Since soybeans have been one of the commodities hit hardest by China’s import tariffs, the survey asked farmers about their storage plans for the soybean crop currently being harvested. Nearly one-fifth (18%) of soybean growers said they plan to store a greater percentage of their production than usual. Among these, two-thirds said the trade conflict with China is the primary factor influencing their soybean storage decision.

Nearly two-thirds (65%) of growers said they plan to store the same percentage of their soybeans as usual. Growers planning to store the same as or more than usual this fall were asked then asked if they plan to store most of their soybeans until the trade conflict is settled. Although responses to this question were mixed, they did indicate that the trade conflict is skewing some producers’ marketing decisions, as 46% said they plan to store their soybeans until the trade conflict is settled. At the same time, 43% of soybean growers surveyed responded no to this question, and 11% of growers were uncertain about storing soybeans until the conflict is settled.

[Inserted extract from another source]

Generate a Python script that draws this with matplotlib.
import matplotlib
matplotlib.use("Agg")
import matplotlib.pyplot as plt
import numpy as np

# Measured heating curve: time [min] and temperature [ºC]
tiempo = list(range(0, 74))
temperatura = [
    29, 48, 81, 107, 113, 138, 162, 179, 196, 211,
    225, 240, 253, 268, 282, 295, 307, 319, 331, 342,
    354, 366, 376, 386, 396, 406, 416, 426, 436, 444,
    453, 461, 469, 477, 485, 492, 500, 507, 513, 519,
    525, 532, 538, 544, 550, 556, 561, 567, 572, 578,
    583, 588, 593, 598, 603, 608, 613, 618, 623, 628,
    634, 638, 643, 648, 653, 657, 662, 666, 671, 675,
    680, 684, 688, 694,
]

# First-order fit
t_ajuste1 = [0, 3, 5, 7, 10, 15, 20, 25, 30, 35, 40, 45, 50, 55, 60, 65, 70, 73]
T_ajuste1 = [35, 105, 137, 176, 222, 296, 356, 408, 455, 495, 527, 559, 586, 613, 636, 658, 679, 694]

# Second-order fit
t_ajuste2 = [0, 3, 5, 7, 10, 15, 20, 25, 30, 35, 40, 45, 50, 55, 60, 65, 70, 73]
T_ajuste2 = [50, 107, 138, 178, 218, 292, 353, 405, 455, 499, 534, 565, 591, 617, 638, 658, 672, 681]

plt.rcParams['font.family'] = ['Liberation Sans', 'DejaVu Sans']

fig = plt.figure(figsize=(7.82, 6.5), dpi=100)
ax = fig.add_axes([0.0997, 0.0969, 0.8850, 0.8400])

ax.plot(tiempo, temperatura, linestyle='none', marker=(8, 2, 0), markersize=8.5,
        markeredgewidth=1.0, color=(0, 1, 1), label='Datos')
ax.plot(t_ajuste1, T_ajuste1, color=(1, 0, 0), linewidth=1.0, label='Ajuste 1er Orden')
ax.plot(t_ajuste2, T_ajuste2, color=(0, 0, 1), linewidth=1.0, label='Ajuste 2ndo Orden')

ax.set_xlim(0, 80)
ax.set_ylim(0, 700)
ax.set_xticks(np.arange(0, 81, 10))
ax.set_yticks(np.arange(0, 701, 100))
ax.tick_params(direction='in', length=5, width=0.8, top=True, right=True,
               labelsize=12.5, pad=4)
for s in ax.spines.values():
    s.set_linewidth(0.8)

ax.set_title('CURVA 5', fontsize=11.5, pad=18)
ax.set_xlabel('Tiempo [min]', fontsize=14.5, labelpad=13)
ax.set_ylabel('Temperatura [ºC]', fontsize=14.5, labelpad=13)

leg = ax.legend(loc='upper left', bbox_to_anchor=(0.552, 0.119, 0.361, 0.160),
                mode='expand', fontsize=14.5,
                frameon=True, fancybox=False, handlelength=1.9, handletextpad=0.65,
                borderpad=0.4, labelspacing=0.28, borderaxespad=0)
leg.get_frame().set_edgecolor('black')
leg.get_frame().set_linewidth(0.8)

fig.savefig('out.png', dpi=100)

Bad time for large investments

The negative outlook was particularly noticeable when producers were asked whether now is a good time to make large investments in farm machinery and buildings for their farming operation and on next year's farmland cash rental rates. In September, 78% of respondents said it was a bad time to make large investments, and just 20% said it was a good time to invest -- the lowest combined reading on large farm investments since the barometer launched in October 2015.

Farmers also indicated that worsening farm financial conditions could weigh on farmland cash rental rates in 2019, with nearly two-thirds of farmers surveyed saying they expect to see lower cash rental rates for farmland next year.